Sheikh Zayed brides ask: how do I do my own makeup the morning after?
The wedding is done. The henna and the gathering and the brunch are still ahead. A protocol for the four days after the white dress.
Almost no one prepares for the post-wedding face. The bride spends nine months on the morning of the wedding and zero months on the morning after, and the gathering, and the brunch, and the gift opening, and the on-the-grass photographs that her father will frame.
In the studio we have a name for this stretch — the bridal week — and we teach a protocol for it. The protocol is built around three principles.

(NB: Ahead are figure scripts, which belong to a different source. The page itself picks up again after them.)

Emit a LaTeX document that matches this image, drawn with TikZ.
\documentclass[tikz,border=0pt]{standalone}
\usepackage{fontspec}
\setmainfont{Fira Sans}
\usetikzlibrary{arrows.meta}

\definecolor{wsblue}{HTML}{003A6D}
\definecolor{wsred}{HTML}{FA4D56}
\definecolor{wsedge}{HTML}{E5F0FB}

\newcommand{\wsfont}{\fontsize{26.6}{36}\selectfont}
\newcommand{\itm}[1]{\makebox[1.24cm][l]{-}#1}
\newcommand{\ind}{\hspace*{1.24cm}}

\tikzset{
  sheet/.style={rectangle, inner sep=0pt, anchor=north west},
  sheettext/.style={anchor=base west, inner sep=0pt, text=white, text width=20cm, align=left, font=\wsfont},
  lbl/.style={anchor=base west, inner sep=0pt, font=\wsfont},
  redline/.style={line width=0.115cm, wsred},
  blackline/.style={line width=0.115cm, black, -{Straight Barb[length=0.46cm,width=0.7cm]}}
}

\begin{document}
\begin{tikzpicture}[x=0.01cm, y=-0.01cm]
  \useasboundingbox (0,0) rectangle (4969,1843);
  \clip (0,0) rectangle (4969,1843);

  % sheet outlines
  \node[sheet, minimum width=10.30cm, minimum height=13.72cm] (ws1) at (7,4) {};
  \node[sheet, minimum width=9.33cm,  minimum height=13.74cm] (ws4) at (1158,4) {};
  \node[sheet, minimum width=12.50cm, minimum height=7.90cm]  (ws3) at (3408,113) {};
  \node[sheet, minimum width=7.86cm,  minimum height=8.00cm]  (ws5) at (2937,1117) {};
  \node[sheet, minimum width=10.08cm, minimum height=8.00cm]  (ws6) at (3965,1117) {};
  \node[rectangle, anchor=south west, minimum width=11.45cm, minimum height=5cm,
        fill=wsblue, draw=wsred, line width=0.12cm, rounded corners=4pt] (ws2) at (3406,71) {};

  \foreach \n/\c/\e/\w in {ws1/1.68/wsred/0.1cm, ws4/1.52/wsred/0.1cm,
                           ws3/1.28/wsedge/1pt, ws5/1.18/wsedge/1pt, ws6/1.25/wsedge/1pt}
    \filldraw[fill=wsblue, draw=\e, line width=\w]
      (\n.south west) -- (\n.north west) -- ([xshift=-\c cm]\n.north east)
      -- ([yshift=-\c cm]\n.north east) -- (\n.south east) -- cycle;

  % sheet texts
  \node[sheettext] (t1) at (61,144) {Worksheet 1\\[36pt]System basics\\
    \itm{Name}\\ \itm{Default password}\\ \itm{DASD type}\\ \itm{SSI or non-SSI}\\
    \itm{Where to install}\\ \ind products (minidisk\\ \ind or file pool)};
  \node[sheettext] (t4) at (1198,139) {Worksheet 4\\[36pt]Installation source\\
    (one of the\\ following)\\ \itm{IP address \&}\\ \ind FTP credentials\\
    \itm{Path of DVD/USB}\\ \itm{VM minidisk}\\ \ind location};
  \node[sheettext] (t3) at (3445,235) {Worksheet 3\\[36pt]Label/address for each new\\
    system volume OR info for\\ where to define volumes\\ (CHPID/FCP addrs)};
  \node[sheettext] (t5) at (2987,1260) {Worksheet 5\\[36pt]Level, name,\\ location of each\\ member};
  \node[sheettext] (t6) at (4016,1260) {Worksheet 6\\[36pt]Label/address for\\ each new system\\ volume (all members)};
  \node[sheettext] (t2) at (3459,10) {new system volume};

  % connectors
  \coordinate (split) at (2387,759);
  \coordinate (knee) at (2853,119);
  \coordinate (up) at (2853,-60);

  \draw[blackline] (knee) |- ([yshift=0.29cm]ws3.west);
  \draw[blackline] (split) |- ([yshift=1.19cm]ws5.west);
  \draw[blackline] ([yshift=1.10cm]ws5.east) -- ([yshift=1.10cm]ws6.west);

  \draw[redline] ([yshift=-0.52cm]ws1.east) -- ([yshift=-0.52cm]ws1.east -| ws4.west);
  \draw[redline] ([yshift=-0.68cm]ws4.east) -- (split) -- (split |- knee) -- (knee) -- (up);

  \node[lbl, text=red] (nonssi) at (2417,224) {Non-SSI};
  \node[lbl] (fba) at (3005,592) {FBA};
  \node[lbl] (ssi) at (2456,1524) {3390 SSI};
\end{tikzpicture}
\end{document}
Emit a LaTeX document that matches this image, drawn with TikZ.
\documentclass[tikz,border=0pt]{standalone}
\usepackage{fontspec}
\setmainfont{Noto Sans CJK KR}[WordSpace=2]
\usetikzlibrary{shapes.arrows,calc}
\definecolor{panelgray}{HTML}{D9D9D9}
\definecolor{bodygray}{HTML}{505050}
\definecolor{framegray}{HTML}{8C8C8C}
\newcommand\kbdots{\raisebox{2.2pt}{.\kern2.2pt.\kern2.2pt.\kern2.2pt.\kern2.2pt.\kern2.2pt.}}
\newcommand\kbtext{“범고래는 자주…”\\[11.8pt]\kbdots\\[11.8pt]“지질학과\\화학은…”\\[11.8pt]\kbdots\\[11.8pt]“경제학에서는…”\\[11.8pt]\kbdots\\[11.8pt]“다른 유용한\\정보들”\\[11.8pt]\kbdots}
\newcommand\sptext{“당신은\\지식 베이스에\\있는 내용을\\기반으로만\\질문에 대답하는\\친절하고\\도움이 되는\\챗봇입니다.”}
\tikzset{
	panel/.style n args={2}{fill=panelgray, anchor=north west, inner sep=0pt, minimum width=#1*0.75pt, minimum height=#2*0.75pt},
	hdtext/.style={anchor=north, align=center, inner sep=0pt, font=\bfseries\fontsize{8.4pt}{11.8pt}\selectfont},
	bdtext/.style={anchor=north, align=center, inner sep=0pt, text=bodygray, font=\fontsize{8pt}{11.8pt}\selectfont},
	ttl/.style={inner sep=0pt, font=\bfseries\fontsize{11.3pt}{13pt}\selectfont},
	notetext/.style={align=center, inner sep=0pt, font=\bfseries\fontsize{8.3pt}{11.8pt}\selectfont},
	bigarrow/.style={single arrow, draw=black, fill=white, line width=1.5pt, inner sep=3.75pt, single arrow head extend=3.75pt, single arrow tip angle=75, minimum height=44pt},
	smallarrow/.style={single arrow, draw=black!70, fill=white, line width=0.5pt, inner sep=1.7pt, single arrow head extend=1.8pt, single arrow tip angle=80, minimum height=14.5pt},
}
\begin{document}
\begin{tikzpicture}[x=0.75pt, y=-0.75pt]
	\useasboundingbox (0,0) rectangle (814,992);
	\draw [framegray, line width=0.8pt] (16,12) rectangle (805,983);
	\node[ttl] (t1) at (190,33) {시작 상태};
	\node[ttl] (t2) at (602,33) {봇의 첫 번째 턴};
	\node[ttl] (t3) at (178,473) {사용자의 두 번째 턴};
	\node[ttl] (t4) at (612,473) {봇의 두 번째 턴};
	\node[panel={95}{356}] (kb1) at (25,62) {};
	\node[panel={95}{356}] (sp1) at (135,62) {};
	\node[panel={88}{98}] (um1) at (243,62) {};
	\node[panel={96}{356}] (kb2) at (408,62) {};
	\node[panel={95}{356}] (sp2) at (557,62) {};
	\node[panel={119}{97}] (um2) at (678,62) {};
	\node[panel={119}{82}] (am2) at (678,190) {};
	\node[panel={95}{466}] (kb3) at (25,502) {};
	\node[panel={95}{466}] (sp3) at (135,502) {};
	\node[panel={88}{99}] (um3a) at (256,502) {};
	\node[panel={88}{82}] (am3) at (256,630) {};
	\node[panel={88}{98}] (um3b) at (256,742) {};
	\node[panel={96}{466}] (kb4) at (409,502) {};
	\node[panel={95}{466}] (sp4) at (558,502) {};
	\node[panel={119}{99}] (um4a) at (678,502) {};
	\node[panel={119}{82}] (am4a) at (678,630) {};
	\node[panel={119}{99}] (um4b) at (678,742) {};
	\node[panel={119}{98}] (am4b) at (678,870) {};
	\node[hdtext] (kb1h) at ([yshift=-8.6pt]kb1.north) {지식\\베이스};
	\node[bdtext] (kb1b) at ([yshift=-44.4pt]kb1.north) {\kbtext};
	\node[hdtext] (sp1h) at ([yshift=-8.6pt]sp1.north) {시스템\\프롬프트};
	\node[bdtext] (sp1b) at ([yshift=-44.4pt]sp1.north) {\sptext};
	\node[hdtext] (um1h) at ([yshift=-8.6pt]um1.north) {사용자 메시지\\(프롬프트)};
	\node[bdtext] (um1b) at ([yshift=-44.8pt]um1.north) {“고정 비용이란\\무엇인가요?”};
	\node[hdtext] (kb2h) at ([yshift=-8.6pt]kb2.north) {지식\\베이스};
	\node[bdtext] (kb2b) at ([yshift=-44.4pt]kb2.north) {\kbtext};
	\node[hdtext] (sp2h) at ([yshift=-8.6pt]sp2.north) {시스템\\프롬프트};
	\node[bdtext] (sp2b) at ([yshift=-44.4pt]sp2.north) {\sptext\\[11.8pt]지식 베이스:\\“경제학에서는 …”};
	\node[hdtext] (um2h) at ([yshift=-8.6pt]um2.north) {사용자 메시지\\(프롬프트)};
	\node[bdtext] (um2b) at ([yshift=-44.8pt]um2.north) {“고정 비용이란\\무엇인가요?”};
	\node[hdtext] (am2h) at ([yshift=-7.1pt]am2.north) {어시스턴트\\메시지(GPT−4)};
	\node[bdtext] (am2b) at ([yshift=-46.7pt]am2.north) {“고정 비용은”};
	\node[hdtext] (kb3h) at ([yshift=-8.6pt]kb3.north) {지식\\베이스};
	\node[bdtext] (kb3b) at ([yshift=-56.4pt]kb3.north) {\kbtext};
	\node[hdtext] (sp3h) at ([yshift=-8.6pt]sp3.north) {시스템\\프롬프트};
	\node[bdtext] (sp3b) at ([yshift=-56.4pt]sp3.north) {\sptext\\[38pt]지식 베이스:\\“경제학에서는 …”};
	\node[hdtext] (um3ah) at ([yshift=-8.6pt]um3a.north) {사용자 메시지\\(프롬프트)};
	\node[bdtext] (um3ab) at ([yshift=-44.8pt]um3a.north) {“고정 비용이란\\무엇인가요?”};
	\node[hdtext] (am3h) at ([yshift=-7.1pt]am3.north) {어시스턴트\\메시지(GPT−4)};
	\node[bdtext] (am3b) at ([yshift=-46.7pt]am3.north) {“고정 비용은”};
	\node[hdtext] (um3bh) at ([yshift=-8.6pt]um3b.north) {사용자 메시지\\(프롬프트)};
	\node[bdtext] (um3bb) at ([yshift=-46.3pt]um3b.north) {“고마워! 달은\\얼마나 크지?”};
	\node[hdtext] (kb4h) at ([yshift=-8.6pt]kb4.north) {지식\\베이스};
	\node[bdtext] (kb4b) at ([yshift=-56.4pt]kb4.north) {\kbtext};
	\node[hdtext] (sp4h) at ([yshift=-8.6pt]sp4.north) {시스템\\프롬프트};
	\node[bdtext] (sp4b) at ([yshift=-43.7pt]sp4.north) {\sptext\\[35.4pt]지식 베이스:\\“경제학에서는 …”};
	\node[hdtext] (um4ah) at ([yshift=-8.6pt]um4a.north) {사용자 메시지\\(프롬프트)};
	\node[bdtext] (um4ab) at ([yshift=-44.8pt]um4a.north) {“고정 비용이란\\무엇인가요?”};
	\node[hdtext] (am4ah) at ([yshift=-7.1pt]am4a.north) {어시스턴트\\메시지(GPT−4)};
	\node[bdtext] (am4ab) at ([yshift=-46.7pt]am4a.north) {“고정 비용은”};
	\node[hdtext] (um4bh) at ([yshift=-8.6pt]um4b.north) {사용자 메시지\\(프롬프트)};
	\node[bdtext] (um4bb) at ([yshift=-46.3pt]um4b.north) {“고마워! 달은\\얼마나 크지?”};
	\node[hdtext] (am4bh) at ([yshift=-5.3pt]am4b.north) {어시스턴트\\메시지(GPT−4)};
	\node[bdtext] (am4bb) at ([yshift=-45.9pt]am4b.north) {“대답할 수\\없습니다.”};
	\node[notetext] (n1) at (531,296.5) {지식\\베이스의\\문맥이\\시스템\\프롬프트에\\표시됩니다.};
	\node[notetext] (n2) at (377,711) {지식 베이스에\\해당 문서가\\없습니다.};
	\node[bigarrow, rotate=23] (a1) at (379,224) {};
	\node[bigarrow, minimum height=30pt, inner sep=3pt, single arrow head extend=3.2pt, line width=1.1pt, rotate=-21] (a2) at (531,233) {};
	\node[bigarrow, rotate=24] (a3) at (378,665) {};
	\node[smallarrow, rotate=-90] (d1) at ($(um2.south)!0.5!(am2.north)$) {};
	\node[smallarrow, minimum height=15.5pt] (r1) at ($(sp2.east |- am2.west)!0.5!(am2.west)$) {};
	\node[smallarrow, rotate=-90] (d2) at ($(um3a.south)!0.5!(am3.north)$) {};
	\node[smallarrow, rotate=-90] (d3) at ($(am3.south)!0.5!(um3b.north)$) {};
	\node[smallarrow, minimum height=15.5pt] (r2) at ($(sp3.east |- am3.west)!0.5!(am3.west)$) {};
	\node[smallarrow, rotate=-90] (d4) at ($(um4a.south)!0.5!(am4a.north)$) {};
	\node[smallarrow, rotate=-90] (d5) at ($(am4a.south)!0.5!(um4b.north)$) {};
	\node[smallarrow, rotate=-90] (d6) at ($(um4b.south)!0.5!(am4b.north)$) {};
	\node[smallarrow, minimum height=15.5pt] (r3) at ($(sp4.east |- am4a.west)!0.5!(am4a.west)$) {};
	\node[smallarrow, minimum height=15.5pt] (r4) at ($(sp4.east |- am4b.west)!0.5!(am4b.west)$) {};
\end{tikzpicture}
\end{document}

Principle one — softer of everything, not less of everything
A common mistake is to swing the pendulum. The wedding face was full glam, so the morning-after face is no makeup. The pendulum overshoots. The right move is the same architecture, half the intensity.
- —Same base, applied in a thinner pass.
- —Same blush, applied in one pass instead of two.
- —Same eye shape, with a wash shade only — no liner, no lash strip.
- —Same lip family, in a balm-finish version.
Principle two — twenty minutes, not fifty
You will be tired. You will have a guest list to greet, a brunch to attend, a flight to catch. Twenty minutes is the budget. The seven-minute morning face you learned in Everyday Glow, plus an extra layer of polish, fits the budget exactly.
Principle three — the same kit you used for the wedding
No new products. The morning after is the worst possible day to introduce a new lipstick. Use the kit you have already tested, in lower amounts. Familiarity is the operating principle of the bridal week.
The morning after is the worst possible day to introduce a new lipstick.
We teach this protocol as the final hour of the Bridal Edition course because it is, in retrospect, the hour brides remember most fondly. The wedding morning, in their words, was the visible event. The bridal week was the test of whether they had actually learned anything.